Officially named as the National Assembly of People’s Power, the legislative body has its antecedents in the first Constituent Assembly, held in Guáimaro in 1869, and those similar in Baraguá (1878), Jimaguayú (1895) and La Yaya (1897), celebrated during wars of national liberation against Spanish colonialism.
During the early 20th century, the dominance by the United States over the economic sphere also meant changes in the political life of the nation and at the same time, the adoption of governance models of the northern country, reflected in the constitutions of 1901 and 1940.
The current model, established in 1976, represents the sovereign will of all the people. Thus, the Parliament is the only body with constituent and legislative authority.
The government or the President, as stated by the constitution of the Republic cannot veto the laws passed.
As distinctive features, the Cuban system of People’s Power is comprised of the National Assembly, Provincial and Municipal Assemblies, the People’s Council and the Electoral Constituency, which guarantees the democratic exercise of the people in choosing their representatives, without the mediation of partisan campaigns.

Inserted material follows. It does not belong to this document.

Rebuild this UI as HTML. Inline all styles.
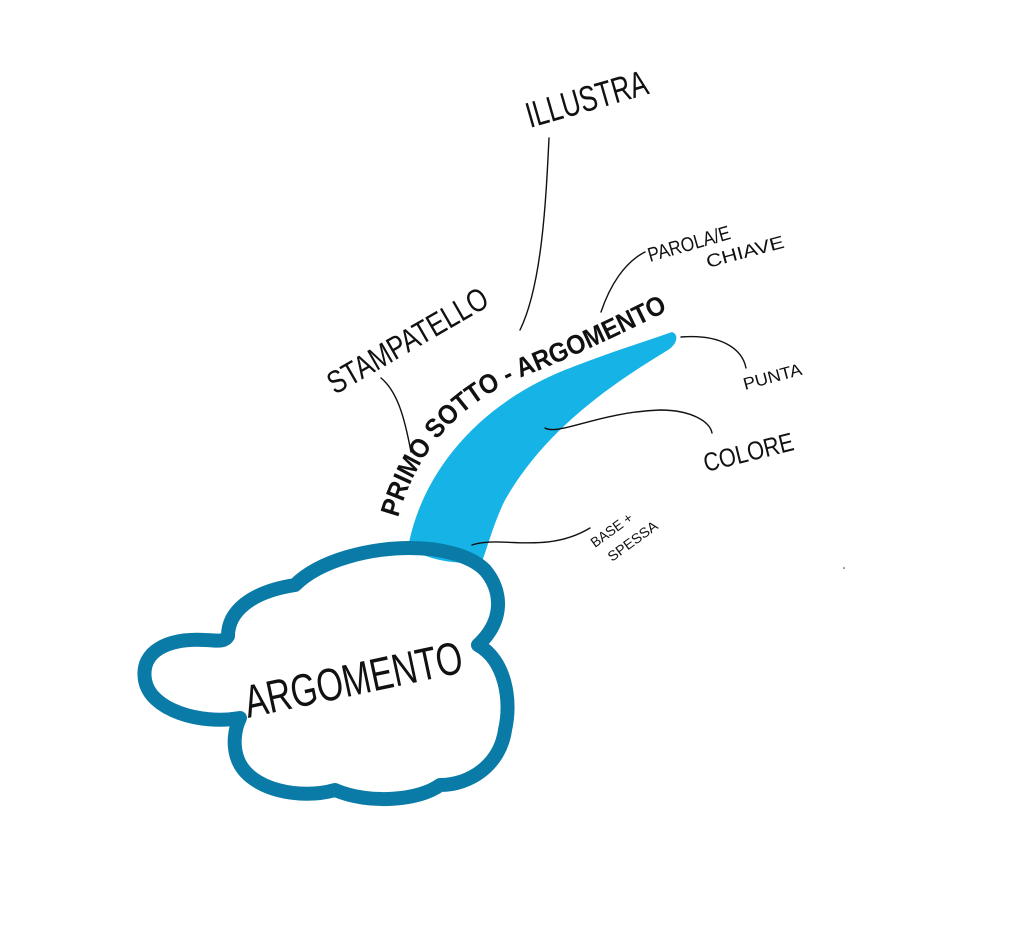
<!DOCTYPE html>
<html><head><meta charset="utf-8"><style>
html,body{margin:0;padding:0;background:#fff;width:1024px;height:935px;overflow:hidden}
svg{display:block}
text{font-family:"Liberation Sans",sans-serif;fill:#111}
</style></head><body>
<svg width="1024" height="935" viewBox="0 0 1024 935" xmlns="http://www.w3.org/2000/svg">
<!-- blue branch -->
<path d="M408,548 C420,480 470,410 560,372 C610,352 650,340 672,332 C680,335 676,345 668,350 C610,385 545,430 505,500 C495,520 488,545 482,562 C455,565 430,560 408,548 Z" fill="#15b3e6"/>
<!-- cloud -->
<path d="M228,636 C228,612 250,592 295,585 C320,560 370,548 410,548 C440,548 470,555 485,570 C502,590 505,620 478,645 C505,660 512,700 505,730 C500,765 470,785 440,785 C420,800 370,805 335,790 C300,800 250,790 238,760 C232,745 235,728 240,718 C200,725 150,710 145,680 C140,650 170,638 205,640 C215,640 224,643 228,636 Z" fill="none" stroke="#0a7ba7" stroke-width="14" stroke-linejoin="round"/>
<!-- connectors -->
<g fill="none" stroke="#111" stroke-width="1.4" stroke-linecap="round">
<path d="M549,138 C546,200 542,285 520,330"/>
<path d="M381,378 C398,392 405,420 411,452"/>
<path d="M601,312 C610,285 625,262 645,252"/>
<path d="M681,337 C720,334 742,348 746,368"/>
<path d="M545,428 C558,436 600,412 660,410 C692,410 710,422 712,433"/>
<path d="M472,545 C500,535 545,555 590,528"/>
</g>
<!-- labels -->
<text transform="translate(530,128) rotate(-16)" font-size="36" textLength="125" lengthAdjust="spacingAndGlyphs">ILLUSTRA</text>
<text transform="translate(335,395) rotate(-30)" font-size="32" textLength="180" lengthAdjust="spacingAndGlyphs">STAMPATELLO</text>
<text transform="translate(650,262) rotate(-16)" font-size="20" textLength="85" lengthAdjust="spacingAndGlyphs">PAROLA/E</text>
<text transform="translate(708,268) rotate(-15)" font-size="18" textLength="80" lengthAdjust="spacingAndGlyphs">CHIAVE</text>
<text transform="translate(745,390) rotate(-15)" font-size="17" textLength="60" lengthAdjust="spacingAndGlyphs">PUNTA</text>
<text transform="translate(706,472) rotate(-14)" font-size="26" textLength="92" lengthAdjust="spacingAndGlyphs">COLORE</text>
<text transform="translate(595,548) rotate(-36)" font-size="14" textLength="48" lengthAdjust="spacingAndGlyphs">BASE +</text>
<text transform="translate(612,562) rotate(-36)" font-size="14" textLength="58" lengthAdjust="spacingAndGlyphs">SPESSA</text>
<defs><path id="tp" d="M398,518 C420,440 470,395 540,370 C600,345 650,320 705,292"/></defs>
<text font-size="27" font-weight="bold"><textPath href="#tp" textLength="355" lengthAdjust="spacingAndGlyphs">PRIMO SOTTO - ARGOMENTO</textPath></text>
<text transform="translate(248,718) rotate(-12)" font-size="46" textLength="222" lengthAdjust="spacingAndGlyphs">ARGOMENTO</text>
<circle cx="844" cy="568" r="0.8" fill="#333"/>
</svg>
</body></html>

Like its predecessors, the current 8th parliamentary term, effective for five years, ordinarily meets in two session periods each year and decides on the constitutionality of laws and decrees.
At the same time, discusses and approves national plans for economic and social development as well as the principles of foreign and domestic policy. According to Articles 73 and 74 of the Cuban Constitution, during the legislative period the deputies are the ones who choose the officials of the presidency of Parliament.
In addition, they appoint members of the State Council, a body that acts on behalf of the National Assembly between its regular sessions, executes its agreements and complies with other constitutional functions.
The Cuban Parliament occupies one of the top places worldwide regarding the rate of female presence, with 299 parliamentarians, equivalent to 48.86 percent of the total number of deputies (612).